La pandémie a mis en évidence les dangers d’une dépendance excessive à l’égard d’une région ou d’un pays pour l’approvisionnement. Pour de nombreuses entreprises, le long et laborieux processus de diversification de la chaîne d’approvisionnement restera une priorité en 2023.

« Ce sur quoi nous nous concentrons pour l’année prochaine, c’est le renforcement de notre agilité et de notre résilience par l’intégration verticale, le nearshoring et l’exploration d’une fabrication plus à la demande », explique Fernando de MAS Holdings. MAS y parviendra en développant des capacités de production en dehors de sa base principale du Sri Lanka, par exemple en tirant parti d’opportunités en Indonésie, au Vietnam, au Bangladesh, en Inde, en Jordanie, au Kenya et en Haïti.

Un conseiller de certains des plus grands fournisseurs de mode asiatiques, qui a demandé à parler sous le couvert de l’anonymat, prédit que de plus en plus d’entreprises mondiales vont s’approvisionner hors de Chine en raison de la « guerre commerciale silencieuse » que mène le pays avec les États-Unis au sujet des importations de coton dans le sillage de l’interdiction du Xinjiang. « Pratiquement toutes les grandes marques ont vu leurs stocks arrêtés et contrôlés par les douanes à destination des États-Unis. Ce que nous constatons, c’est que les fournisseurs asiatiques très intelligents sont désormais totalement verticalisés en dehors de la Chine. Nous voyons de gros investissements en Australie pour la culture du coton et dans la filature et le tissage au Vietnam, par exemple », dit-il.

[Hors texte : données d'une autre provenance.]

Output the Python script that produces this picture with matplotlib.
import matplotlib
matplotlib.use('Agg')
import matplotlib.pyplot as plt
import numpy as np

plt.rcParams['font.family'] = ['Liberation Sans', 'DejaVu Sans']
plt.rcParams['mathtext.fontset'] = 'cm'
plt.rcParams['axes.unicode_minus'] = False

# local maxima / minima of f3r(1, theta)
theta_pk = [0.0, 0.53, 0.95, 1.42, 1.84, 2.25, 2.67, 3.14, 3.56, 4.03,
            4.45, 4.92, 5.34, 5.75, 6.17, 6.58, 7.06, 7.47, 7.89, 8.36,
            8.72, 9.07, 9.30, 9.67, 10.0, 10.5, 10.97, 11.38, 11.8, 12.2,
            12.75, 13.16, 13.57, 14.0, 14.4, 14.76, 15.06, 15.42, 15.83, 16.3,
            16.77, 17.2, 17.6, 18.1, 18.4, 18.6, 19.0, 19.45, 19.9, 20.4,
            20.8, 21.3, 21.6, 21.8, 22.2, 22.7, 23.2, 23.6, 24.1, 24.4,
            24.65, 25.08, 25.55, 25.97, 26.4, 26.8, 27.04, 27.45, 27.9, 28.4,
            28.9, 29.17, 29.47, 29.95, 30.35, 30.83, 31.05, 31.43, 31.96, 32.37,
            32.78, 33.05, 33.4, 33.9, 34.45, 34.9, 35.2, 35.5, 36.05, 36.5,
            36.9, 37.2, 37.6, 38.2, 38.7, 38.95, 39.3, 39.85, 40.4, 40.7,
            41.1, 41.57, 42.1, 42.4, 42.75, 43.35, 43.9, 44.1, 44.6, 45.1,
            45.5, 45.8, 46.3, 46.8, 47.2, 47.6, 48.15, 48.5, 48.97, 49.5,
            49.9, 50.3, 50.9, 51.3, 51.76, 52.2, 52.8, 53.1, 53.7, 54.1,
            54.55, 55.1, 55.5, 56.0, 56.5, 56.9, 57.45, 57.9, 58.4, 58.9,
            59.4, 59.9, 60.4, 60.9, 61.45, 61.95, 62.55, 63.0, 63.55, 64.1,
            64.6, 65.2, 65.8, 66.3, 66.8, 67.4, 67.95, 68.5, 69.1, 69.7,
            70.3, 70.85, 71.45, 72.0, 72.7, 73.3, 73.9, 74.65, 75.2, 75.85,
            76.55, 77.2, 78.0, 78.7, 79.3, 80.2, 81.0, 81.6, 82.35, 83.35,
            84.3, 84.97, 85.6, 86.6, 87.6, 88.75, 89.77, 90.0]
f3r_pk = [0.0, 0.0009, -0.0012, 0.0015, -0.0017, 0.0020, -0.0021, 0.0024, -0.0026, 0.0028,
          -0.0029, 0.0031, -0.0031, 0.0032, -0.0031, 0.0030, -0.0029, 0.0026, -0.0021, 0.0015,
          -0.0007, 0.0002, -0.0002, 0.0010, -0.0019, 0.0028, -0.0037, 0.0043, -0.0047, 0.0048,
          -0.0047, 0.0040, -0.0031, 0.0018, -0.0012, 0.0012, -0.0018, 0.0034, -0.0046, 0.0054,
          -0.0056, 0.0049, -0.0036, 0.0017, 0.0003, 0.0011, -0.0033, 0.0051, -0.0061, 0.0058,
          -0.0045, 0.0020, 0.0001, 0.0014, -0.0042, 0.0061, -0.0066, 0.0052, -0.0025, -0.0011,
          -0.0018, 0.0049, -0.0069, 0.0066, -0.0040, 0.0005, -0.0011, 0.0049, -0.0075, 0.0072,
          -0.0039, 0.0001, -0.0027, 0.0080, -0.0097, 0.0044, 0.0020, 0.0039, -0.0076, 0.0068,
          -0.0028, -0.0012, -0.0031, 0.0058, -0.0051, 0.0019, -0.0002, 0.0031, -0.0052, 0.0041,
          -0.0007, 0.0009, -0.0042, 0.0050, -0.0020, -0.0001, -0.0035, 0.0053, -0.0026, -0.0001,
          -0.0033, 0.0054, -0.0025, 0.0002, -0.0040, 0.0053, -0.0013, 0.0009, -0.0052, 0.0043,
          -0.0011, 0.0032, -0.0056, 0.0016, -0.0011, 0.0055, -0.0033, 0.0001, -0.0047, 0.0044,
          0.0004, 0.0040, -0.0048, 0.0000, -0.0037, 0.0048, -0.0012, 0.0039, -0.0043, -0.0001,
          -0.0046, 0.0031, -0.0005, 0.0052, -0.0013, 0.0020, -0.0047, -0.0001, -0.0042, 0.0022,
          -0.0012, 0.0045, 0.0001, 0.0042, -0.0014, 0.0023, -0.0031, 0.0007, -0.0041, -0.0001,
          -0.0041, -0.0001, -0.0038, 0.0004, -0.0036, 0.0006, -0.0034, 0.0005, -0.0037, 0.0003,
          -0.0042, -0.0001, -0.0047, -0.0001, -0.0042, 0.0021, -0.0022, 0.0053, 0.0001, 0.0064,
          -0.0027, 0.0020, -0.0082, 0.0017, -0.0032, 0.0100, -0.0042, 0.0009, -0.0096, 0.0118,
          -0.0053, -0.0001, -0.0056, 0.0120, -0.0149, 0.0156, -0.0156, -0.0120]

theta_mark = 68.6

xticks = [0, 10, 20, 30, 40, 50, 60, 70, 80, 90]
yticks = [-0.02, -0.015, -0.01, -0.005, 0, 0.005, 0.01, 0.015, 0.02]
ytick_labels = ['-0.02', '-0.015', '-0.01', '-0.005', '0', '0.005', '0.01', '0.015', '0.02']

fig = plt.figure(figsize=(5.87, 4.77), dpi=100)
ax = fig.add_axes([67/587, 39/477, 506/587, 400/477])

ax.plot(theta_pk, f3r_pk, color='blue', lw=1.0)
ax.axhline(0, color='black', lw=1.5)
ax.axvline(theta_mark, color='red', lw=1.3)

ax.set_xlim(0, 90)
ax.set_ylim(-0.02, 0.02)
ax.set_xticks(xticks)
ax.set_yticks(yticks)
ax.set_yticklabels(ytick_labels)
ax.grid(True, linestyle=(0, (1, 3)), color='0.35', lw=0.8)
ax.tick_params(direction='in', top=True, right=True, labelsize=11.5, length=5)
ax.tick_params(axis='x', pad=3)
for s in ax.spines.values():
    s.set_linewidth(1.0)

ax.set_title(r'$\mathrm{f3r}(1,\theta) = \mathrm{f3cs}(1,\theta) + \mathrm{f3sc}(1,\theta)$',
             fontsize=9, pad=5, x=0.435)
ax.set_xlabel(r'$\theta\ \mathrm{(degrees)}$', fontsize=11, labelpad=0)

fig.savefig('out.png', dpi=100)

« L’UFLPA [Uyghur Forced Labour Prevention Act, qui a été promulgué par le président Biden en décembre 2021] a certainement un impact sur le mouvement des importations aux États-Unis et continue de poser des défis aux marques et aux détaillants », déclare Marc Lewkowitz, président et directeur général de Supima, qui représente les producteurs de coton Pima américains à travers l’Amérique, fournissant des marques telles que Hugo Boss, Michael Kors et Ralph Lauren. « Cela s’ajoute à la poursuite des tarifs commerciaux entre la Chine et les États-Unis. L’industrie part vraisemblablement du principe que ces questions vont persister tout au long de l’année à venir.  »

Intégration verticale

L’intégration verticale, une caractéristique de ces dernières années dans l’industrie du luxe, s’est accélérée en 2022 alors que la pression pour trouver des économies et améliorer la responsabilité ont augmenté. « Certaines entreprises du luxe ont déjà été intégrées en amont, comme Hermès par exemple. D’autres acteurs, comme Kering et Prada, augmentent leur niveau d’intégration en amont, et le pourcentage de volumes qu’ils produisent directement », explique Luca Solca, analyste principal pour le luxe au cabinet de conseil Bernstein.

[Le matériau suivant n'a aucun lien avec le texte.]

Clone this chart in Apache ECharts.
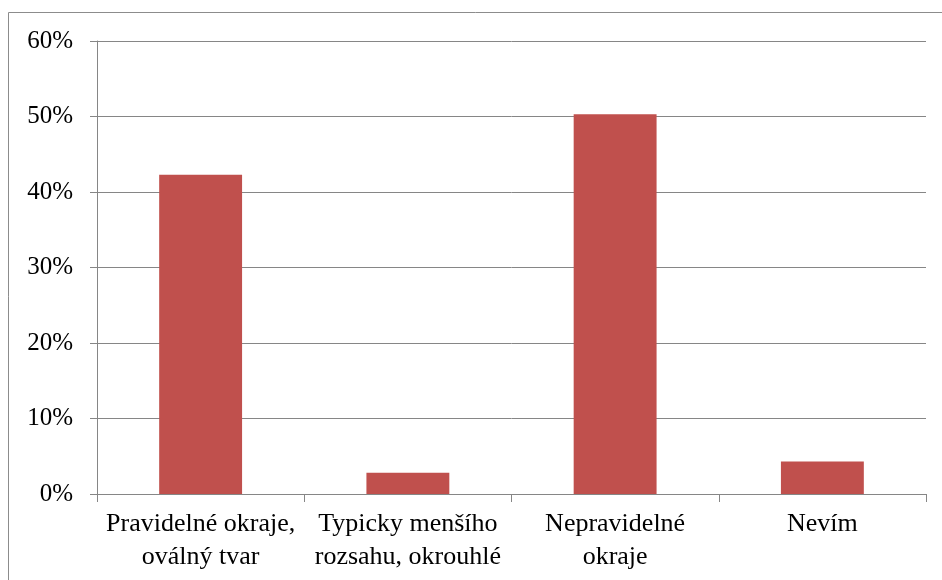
<!DOCTYPE html>
<html>
<head>
<meta charset="utf-8">
<script src="https://cdn.jsdelivr.net/npm/echarts@6/dist/echarts.min.js"></script>
<style>
html,body{margin:0;padding:0;background:#fff;}
#c{width:942px;height:580px;}
</style>
</head>
<body>
<div id="c"></div>
<script>
const categories = ['Pravidelné okraje,\noválný tvar', 'Typicky menšího\nrozsahu, okrouhlé', 'Nepravidelné\nokraje', 'Nevím'];
const values = [42.3, 2.8, 50.3, 4.3];
const yTicks = [0, 10, 20, 30, 40, 50, 60];

const chart = echarts.init(document.getElementById('c'));
const font = '"Liberation Serif", "Times New Roman", serif';
chart.setOption({
  animation: false,
  graphic: [{
    type: 'rect',
    shape: { x: 8.5, y: 12.5, width: 1000, height: 1000 },
    style: { fill: 'none', stroke: '#8c8c8c', lineWidth: 1 },
    silent: true
  }],
  grid: { left: 97, right: 16, top: 41, bottom: 86 },
  xAxis: {
    type: 'category',
    data: categories,
    axisLine: { lineStyle: { color: '#868686', width: 1 } },
    axisTick: { show: true, length: 8, alignWithLabel: false, lineStyle: { color: '#868686' } },
    axisLabel: {
      interval: 0,
      color: '#000',
      fontFamily: font,
      fontSize: 26,
      lineHeight: 33,
      margin: 14
    }
  },
  yAxis: {
    type: 'value',
    min: yTicks[0],
    max: yTicks[yTicks.length - 1],
    interval: 10,
    axisLine: { show: true, lineStyle: { color: '#868686', width: 1 } },
    axisTick: { show: true, length: 7, lineStyle: { color: '#868686' } },
    splitLine: { show: true, lineStyle: { color: '#868686', width: 1 } },
    axisLabel: {
      color: '#000',
      fontFamily: font,
      fontSize: 25,
      margin: 24,
      formatter: v => v + '%'
    }
  },
  series: [{
    type: 'bar',
    data: values,
    barWidth: '40%',
    itemStyle: { color: '#C0504D' }
  }]
});
</script>
</body>
</html>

Une grande partie de l’activité s’est concentrée en Italie, où de nombreuses marques de mode de luxe se tournent vers l’artisanat de haute qualité. Ces derniers mois, par exemple, Golden Goose a acquis son principal fournisseur, Italian Fashion Team, et Fendi a pris une participation majoritaire dans l’entreprise italienne de tricotage Maglificio Matisse.

Toutefois, une partie du défi réside dans le fait que de nombreux fournisseurs spécialisés en Italie sont de petite taille et ne peuvent pas répondre à toutes les exigences des marques. En 2020, Francesco Trapani, ancien cadre de Bulgari et de LVMH, et un consortium d’investisseurs ont créé la plateforme italienne de la chaîne d’approvisionnement Gruppo Florence pour tenter de résoudre ce problème. Gruppo Florence représente – et dans de nombreux cas, investit dans – des fabricants italiens de mode de luxe qui vendent à plus de 60 marques de luxe internationales basées en France, en Italie, au Royaume-Uni et aux États-Unis.

Les grandes marques de luxe coopèrent avec une chaîne d’approvisionnement extrêmement fragmentée », explique Attila Kiss, PDG de Gruppo Florence. « Des centaines et des centaines de très petites entreprises familiales [ne sont] pas en mesure de relever efficacement ces défis et de créer les services sophistiqués demandés par les responsables de ces marques. » En investissant dans ces fournisseurs, Gruppo Florence « préserve, voire améliore, les principales particularités des petites entreprises italiennes, comme la créativité, la réactivité et la flexibilité. Nous aidons à la renaissance de la chaîne d’approvisionnement italienne, dans l’intérêt des marques elles-mêmes », dit-il.